To extend the metaphor, Powell’s shots are starting to come together. On August 10, his second starring turn for Netflix, as the American boyfriend of Lily James in The Guernsey Literary and Potato Peel Pie Society, hits the streaming site. From there, the projects in development grow only bigger in prestige. There’s Top Gun: Maverick, of course, but also Devotion, a story about two Korean War Navy pilots, which Powell is starring in and developing the script for. Then there’s the Captain Planet movie he and Matt are developing with Leonardo DiCaprio. Then there’s the film shooting in 2019 produced by Imagine, Ron Howard and Brian Grazer’s company, in which he and Channing Tatum play brothers. Powell’s phone, meanwhile, is ringing constantly with more offers.

“As the acting stuff has kind of gained more traction, so has the writing stuff, separately,” Powell says. “The cool part is that now that the writing stuff is going really well and the acting stuff is going really well, they’re converging in a way where I’m getting to write stuff that I get to star in, which I never thought could happen.”

It’s not easy to determine why, when, or whether someone will blow up, but it does feel profoundly apparent that now is Powell’s time. The recurring role on Scream Queens was a false start; the scene-stealing in Everybody Wants Some!! was a nice bump, but not enough. What it took was a previously untapped hunger for the return of romantic comedies, and a risk-taking streaming company with a big wallet and a bigger programming quota. Set It Up was the showcase Powell needed—a breezy, funny movie capable of capturing his unique combination of swagger and charisma and his, uh, beautiful face—and has proved to be the key that opens all doors. “It’s a fun time,” Powell admits. “It’s a great luxury, but I’m busier than I’ve ever been.”

Having escaped the 4-year-old cheerleaders (and barely fighting back tears after I won the bocce match, 5-3), Powell offers to drive me back to my hotel—or, on second thought, at least to the restaurant he has to go to for a meeting (which is about halfway between the Rosé Garden and my hotel, so the gesture is still something; and besides, it’s the thought that counts.) His Jaguar two-seater is svelte and impressive—the engine automatically turns off at stoplights—but lived in. A lone fork sits on the floor of the passenger seat, while a venti Starbucks cup clogs up the console.

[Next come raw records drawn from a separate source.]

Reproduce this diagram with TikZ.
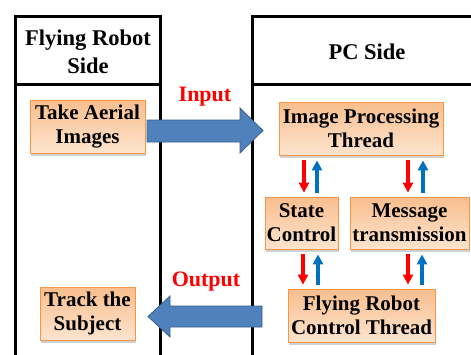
\documentclass[tikz,border=0pt]{standalone}
\usepackage{fontspec}
\setmainfont{Liberation Serif}[BoldFont={Liberation Serif Bold}]
\newfontfamily\tnr{Liberation Serif}[BoldFont={Liberation Serif Bold}]
\usetikzlibrary{shadows,arrows.meta}
\definecolor{boxborder}{HTML}{F79646}
\definecolor{boxtop}{HTML}{F9BE8E}
\definecolor{boxbot}{HTML}{FDE4CE}
\definecolor{arrfill}{HTML}{4F81BD}
\definecolor{arrdraw}{HTML}{385D8A}
\definecolor{redarr}{HTML}{FF0000}
\definecolor{bluearr}{HTML}{0070C0}
\begin{document}
\begin{tikzpicture}[x=1pt,y=-1pt,
  panel/.style={draw=black,line width=3pt},
  headtxt/.style={font=\tnr\fontsize{22.5}{28}\selectfont\bfseries,align=center,inner sep=0pt},
  obox/.style={draw=boxborder,line width=0.8pt,top color=boxtop,bottom color=boxbot,
    drop shadow={shadow xshift=1pt,shadow yshift=-2.5pt,fill=gray!60,opacity=0.6},
    font=\tnr\fontsize{21}{24}\selectfont\bfseries,align=center,inner sep=0pt},
  blockarr/.style={fill=arrfill,draw=arrdraw,line width=0.8pt},
  lbl/.style={text=redarr,font=\tnr\fontsize{22}{24}\selectfont\bfseries,inner sep=0pt},
  downarr/.style={draw=redarr,line width=3.5pt,-{Triangle[width=10pt,length=10pt]},shorten <=5pt,shorten >=4pt},
  uparr/.style={draw=bluearr,line width=3.5pt,-{Triangle[width=10pt,length=10pt]},shorten <=4pt,shorten >=5pt}]
\useasboundingbox (0,0) rectangle (471,354);
\begin{scope}
\clip (0,0) rectangle (471,354);
\draw[panel] (15,370) -- (15,16) -- (160,16) -- (160,370);
\draw[panel] (15,84) -- (160,84);
\draw[panel] (252,370) -- (252,16) -- (490,16);
\draw[panel] (252,84) -- (490,84);
\end{scope}
\node[headtxt] (hl) at (88,52) {Flying Robot\\Side};
\node[headtxt] (hr) at (367,52) {PC Side};
\node[obox,minimum width=115pt,minimum height=53pt] (tai) at (87.5,126.5) {Take Aerial\\Images};
\node[obox,minimum width=164pt,minimum height=53pt] (ipt) at (361,128.5) {Image Processing\\Thread};
\node[obox,minimum width=73pt,minimum height=52pt] (sc) at (301.5,223) {State\\Control};
\node[obox,minimum width=119pt,minimum height=52pt] (mt) at (409.5,223) {Message\\transmission};
\node[obox,minimum width=147pt,minimum height=53pt] (frc) at (361.5,315.5) {Flying Robot\\Control Thread};
\node[obox,minimum width=95pt,minimum height=53pt] (tts) at (87.5,313.5) {Track the\\Subject};
\draw[blockarr] (147,120) -- (240,120) -- (240,108) -- (263,130.5) -- (240,153) -- (240,142) -- (147,142) -- cycle;
\draw[blockarr] (262,306) -- (170,306) -- (170,296) -- (148,316.5) -- (170,337) -- (170,327) -- (262,327) -- cycle;
\node[lbl] (lin) at (205,97) {Input};
\node[lbl] (lout) at (206,282) {Output};
\coordinate (a1) at (304,0);
\coordinate (b1) at (317,0);
\coordinate (a2) at (408,0);
\coordinate (b2) at (423,0);
\coordinate (a3) at (303,0);
\coordinate (b3) at (318,0);
\coordinate (a4) at (408,0);
\coordinate (b4) at (422,0);
\draw[downarr] (ipt.south -| a1) -- (sc.north -| a1);
\draw[uparr] (sc.north -| b1) -- (ipt.south -| b1);
\draw[downarr] (ipt.south -| a2) -- (mt.north -| a2);
\draw[uparr] (mt.north -| b2) -- (ipt.south -| b2);
\draw[downarr] (sc.south -| a3) -- (frc.north -| a3);
\draw[uparr] (frc.north -| b3) -- (sc.south -| b3);
\draw[downarr] (mt.south -| a4) -- (frc.north -| a4);
\draw[uparr] (frc.north -| b4) -- (mt.south -| b4);
\end{tikzpicture}
\end{document}
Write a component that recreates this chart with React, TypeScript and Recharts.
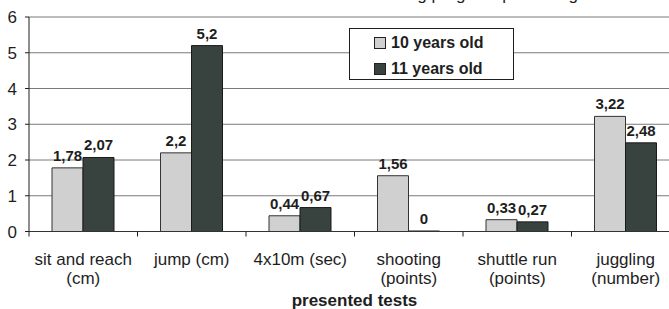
import { Bar, BarChart, CartesianGrid, LabelList, XAxis, YAxis } from 'recharts';

const categories = ['sit and reach\n(cm)', 'jump (cm)', '4x10m (sec)', 'shooting\n(points)', 'shuttle run\n(points)', 'juggling\n(number)'];
const tenYears = [1.78, 2.2, 0.44, 1.56, 0.33, 3.22];
const elevenYears = [2.07, 5.2, 0.67, 0, 0.27, 2.48];
const yTicks = [0, 1, 2, 3, 4, 5, 6];
const seriesNames = ['10 years old', '11 years old'];

const FONT = '"Liberation Sans", Arial, sans-serif';
const INK = '#1e1e1e';
const LIGHT = '#d0d0d0';
const DARK = '#38423f';

const CHART_W = 690;
const CHART_H = 309;
const MARGIN = { top: 17, right: 10, bottom: 0, left: 0 };
const Y_W = 29;
const BAND = (CHART_W - MARGIN.left - MARGIN.right - Y_W) / categories.length;

const data = categories.map((name, i) => ({ name, y10: tenYears[i], y11: elevenYears[i] }));

const fmt = (v: number) => String(v).replace('.', ',');

const labelStyle = { fontSize: 15, fontWeight: 700, fontFamily: FONT, fill: INK };

function CategoryTick({ x, y, payload }: { x?: number; y?: number; payload?: { value: string } }) {
  const lines = String(payload?.value ?? '').split('\n');
  const cx = x ?? 0;
  const cy = y ?? 0;
  return (
    <g>
      <line x1={cx - BAND / 2} x2={cx - BAND / 2} y1={cy} y2={cy + 5} stroke={INK} />
      {lines.map((l, i) => (
        <text key={i} x={cx} y={cy + 33.5 + i * 19} textAnchor="middle" fontSize={17} fontFamily={FONT} fill={INK}>
          {l}
        </text>
      ))}
    </g>
  );
}

function LegendBox() {
  const fills = [LIGHT, DARK];
  return (
    <div
      style={{
        position: 'absolute', left: 349, top: 28, width: 163, height: 50,
        background: '#fff', border: `1px solid ${INK}`, fontFamily: FONT,
        fontWeight: 700, fontSize: 16, color: INK,
      }}
    >
      {seriesNames.map((n, i) => (
        <div key={n} style={{ position: 'absolute', left: 24, top: 4 + i * 26, height: 20, display: 'flex', alignItems: 'center' }}>
          <span style={{ display: 'inline-block', width: 10, height: 10, background: fills[i], border: '1px solid #222', marginRight: 5 }} />
          {n}
        </div>
      ))}
    </div>
  );
}

export default function App() {
  return (
    <div style={{ position: 'absolute', left: 0, top: 0, width: 669, height: 309, overflow: 'hidden', background: '#fff' }}>
      <div
        style={{
          position: 'absolute', left: 366, top: -14, whiteSpace: 'nowrap',
          fontFamily: FONT, fontSize: 17, lineHeight: '17px', color: INK,
        }}
      >
        Training progress percentage
      </div>
      <BarChart width={CHART_W} height={CHART_H} data={data} margin={MARGIN} barGap={0} barSize={31}>
        <CartesianGrid vertical={false} stroke="#7a7a7a" />
        <YAxis
          domain={[0, 6]}
          ticks={yTicks}
          width={Y_W}
          tickSize={4}
          tickMargin={8}
          axisLine={{ stroke: INK }}
          tickLine={{ stroke: INK }}
          tick={{ fontSize: 17, fontFamily: FONT, fill: INK }}
          interval={0}
        />
        <XAxis
          dataKey="name"
          height={77.5}
          interval={0}
          tickSize={0}
          tickMargin={0}
          tickLine={false}
          axisLine={{ stroke: '#333' }}
          tick={<CategoryTick />}
          label={{ value: 'presented tests', position: 'insideBottom', offset: 3, fontSize: 17, fontWeight: 700, fontFamily: FONT, fill: INK }}
        />
        <Bar dataKey="y10" fill={LIGHT} stroke="#333" strokeWidth={1} minPointSize={0.5} isAnimationActive={false}>
          <LabelList dataKey="y10" position="top" offset={7} formatter={(v: number) => fmt(v)} style={labelStyle} />
        </Bar>
        <Bar dataKey="y11" fill={DARK} stroke="#1a1a1a" strokeWidth={1} minPointSize={0.5} isAnimationActive={false}>
          <LabelList dataKey="y11" position="top" offset={7} formatter={(v: number) => fmt(v)} style={labelStyle} />
        </Bar>
      </BarChart>
      <LegendBox />
    </div>
  );
}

On the way to Matsuhisa in Beverly Hills, Powell takes a phone call, and he and a producer friend talk strategy for his next move as a newfound leading man. While the friend delivers a monologue about his value and the kinds of roles he should be going after, he looks over and mouths “I’m so sorry.” He bashfully does it again three more times over the course of 15 minutes.

After dropping off the car at the valet stand and saying our goodbyes, Powell ducks into Matsuhisa while I call an Uber. Waiting, I peer down La Cienega Boulevard. That’s when I see Powell pop out of the restaurant and pull out his phone again. He smiles, waves, and then his face straightens as he goes back to business.